A return to our Connecticut roots would not be complete without attending a play produced by the Westport Country Playhouse where we’ve gone over the summers for some forty years.  The playhouse retains its essential “country” character although the old wooden bench seats are gone (thankfully) and air conditioning has been introduced (in fact too air conditioned), but the essential mission of presenting the highest caliber theatre has been retained.  The play we saw – Appropriate -- just closed, so writing a full-blown review is not my intent.  For that, there is always the reliable New York Times – a review of the play when it opened Off Broadway in 2014.

Without having seen that performance I imagine the Westport Country Playhouse’s production is every bit as successful,

The play was, as the author admits, “appropriated”  in some way from a number of the finest American family dramas of our times.  In particular there is attribution to Sam Shepard’s Buried Child, Horton Foote’s Dividing the Estate, and Tracy Letts' "August: Osage County”.  And to say the play is derivative of such works, to me, is not a criticism but a compliment.  Branden Jacob-Jenkins’ dialogue is really a new voice in American theatre and even though every family may be unhappy in its own way, eventually it all boils down to dreams deferred or unrealized and the blame that hangs heavily in rare family reunions.  When that reunion is over the death of a patriarch, and there is a dark secret that explodes on the family, as it does on the adult children, Toni, Bo, and Franz, the stage is literally set for conflict.  And when you take your seat, the chaos of the gloomy stage foreshadows of what will unfold.

I was amazed at Jenkins’ ability to draw such well defined characters and to write such potent dialogue.  There is even a “fight director” for the play as verbal accusations, not only become loud, but physical as well.  And the three siblings are not the only ones caught in the fray; there is an aggrieved spouse, a new age girlfriend, and children of the spouses.  The dysfunction is multi-generational.
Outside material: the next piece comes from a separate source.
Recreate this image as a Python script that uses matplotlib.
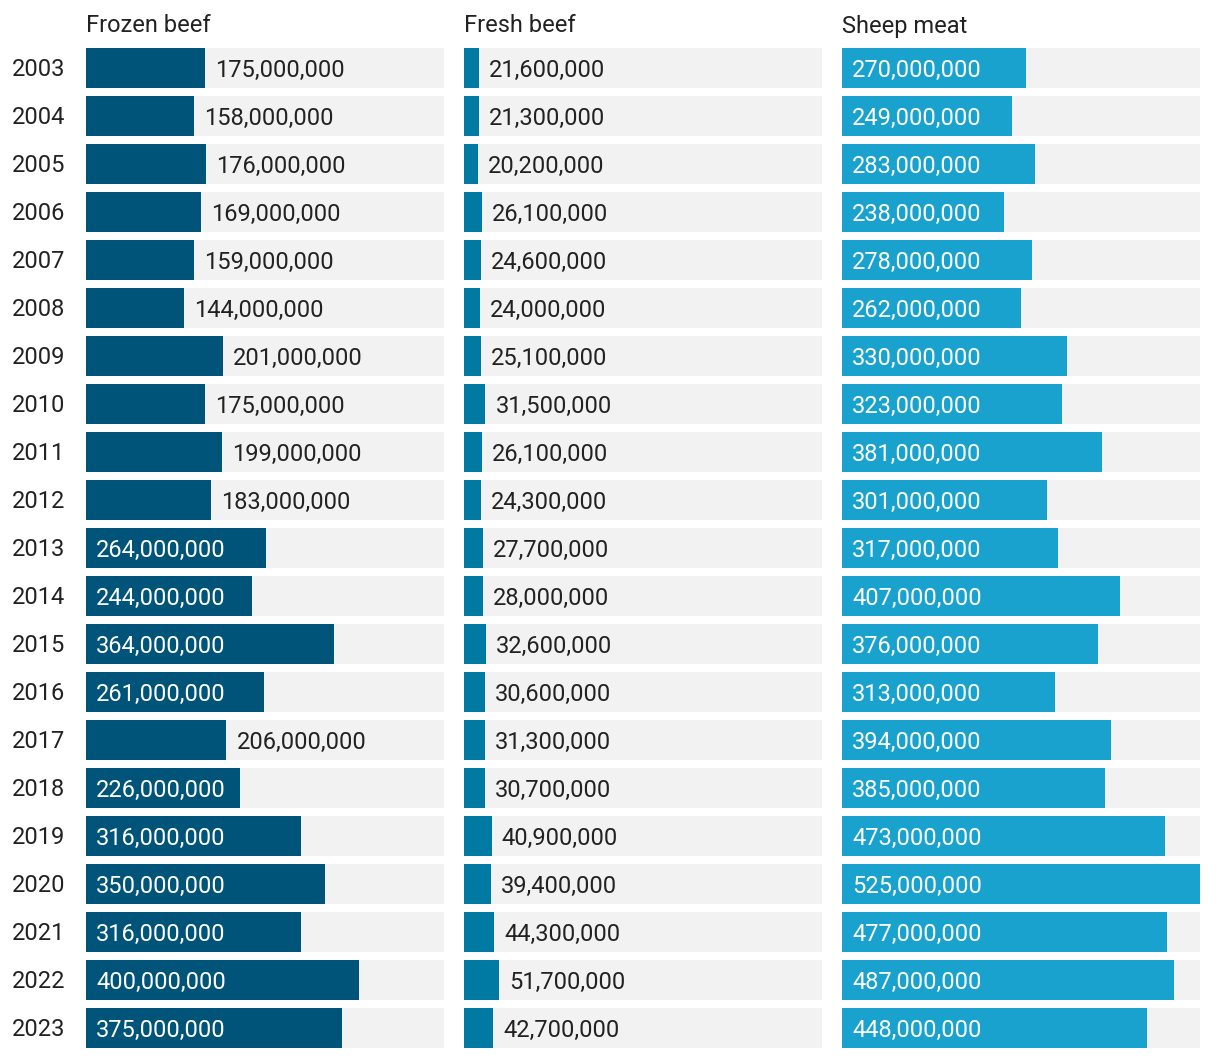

No one escapes the tragedy, which is eerily heightened by a decaying ancestral Arkansas family home (think Tennessee Williams), the increasing intensity of the sound of cicadas, and the suggestion of ghosts haunting the property.  And of course, the secret,  the inexplicable discovery of a photo album containing pictures of lynching’s among their father’s property (in addition to the home being on the border of a white graveyard with stones, and unmarked graves of blacks on the other side):  the original American sin and their father’s potential complicity confounds and divides the family further.

The Westport Country Playhouse has spared no expense in scenic design, lighting, and sound.  They recognize Jacobs-Jenkins as an astute dramatist who is at the beginning of an important, noteworthy playwriting career.  We were fortunate to catch this production.  This is what great theatre is all about and we will be watching for future works by this talented and gifted writer.